Corn is called 9 to 11 cents lower. In overnight trading, March corn ended down 11 cents to US$3.78 1/2 per bushel, May corn ended down 13 1/4 cents to US$3.87 and July corn ended down 12 1/2 cents to US$3.98 1/4.

 

Outside markets will set the tone, traders and analysts said. The dollar is stronger, which makes U.S. exports less attractive, and crude oil continues its plunge, having dipped below US$34 in morning trading.

 

"It's crude oil. There's no other way to explain it," Joe Victor, analyst for Allendale, said of corn's weakness.

 

Crude's drop is bad news for one of corn's biggest consumers, ethanol, which Victor said was 58 cents higher than gasoline, he added.

 

Volume should begin to dip heading into the Christmas holiday next week, traders and analysts said.

 

"Low volume and lack of data into the holiday could make for erratic trading, with the stock market fueled today by expiration of futures and options," Farm Futures said in a morning commentary. "A big storm pounding Chicago today could cause some traders to just bag it and start their holiday's early."

 

The market had appeared to be settling in a range between US$3.80 and US$4 in the March contract, but a dip below that mark would signal technical weakness and possibly trigger more selling, analysts said.

 

Weak demand is weighing on the market, with lackluster export sales reported Thursday.
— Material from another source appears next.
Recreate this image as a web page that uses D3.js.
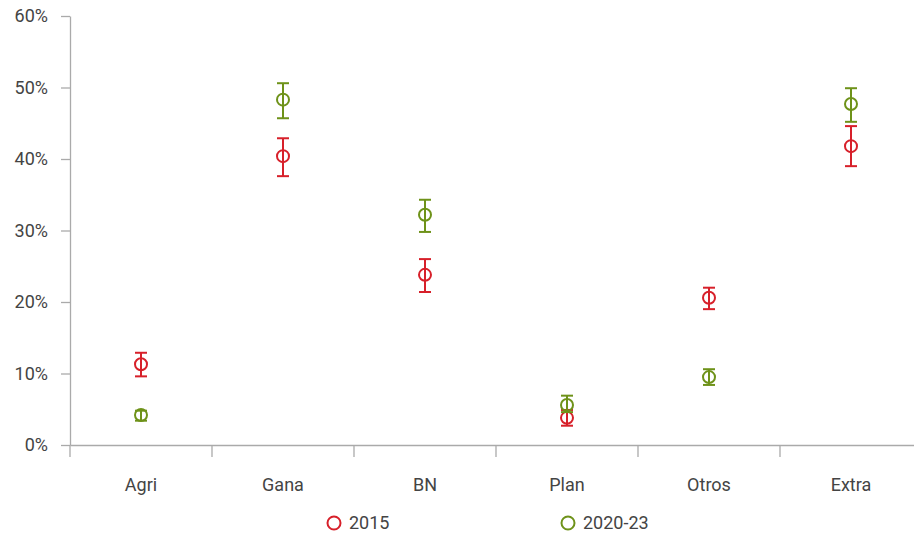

Victor said that even a weaker dollar would not "reignite" export sales at this point in the season.

 

The market will look to South American weather for support, analysts said. There are concerns about continued dryness in Argentina and Brazil, particularly in southern Brazil, where much of the crop is pollinating.

 

The next downside price objective is to push and close March prices below solid technical support at this week's low of US$3.70 1/4 per bushel, a technical analyst said. The bulls' next upside price objective is to push and close prices above solid technical resistance at of US$4.16 3/4.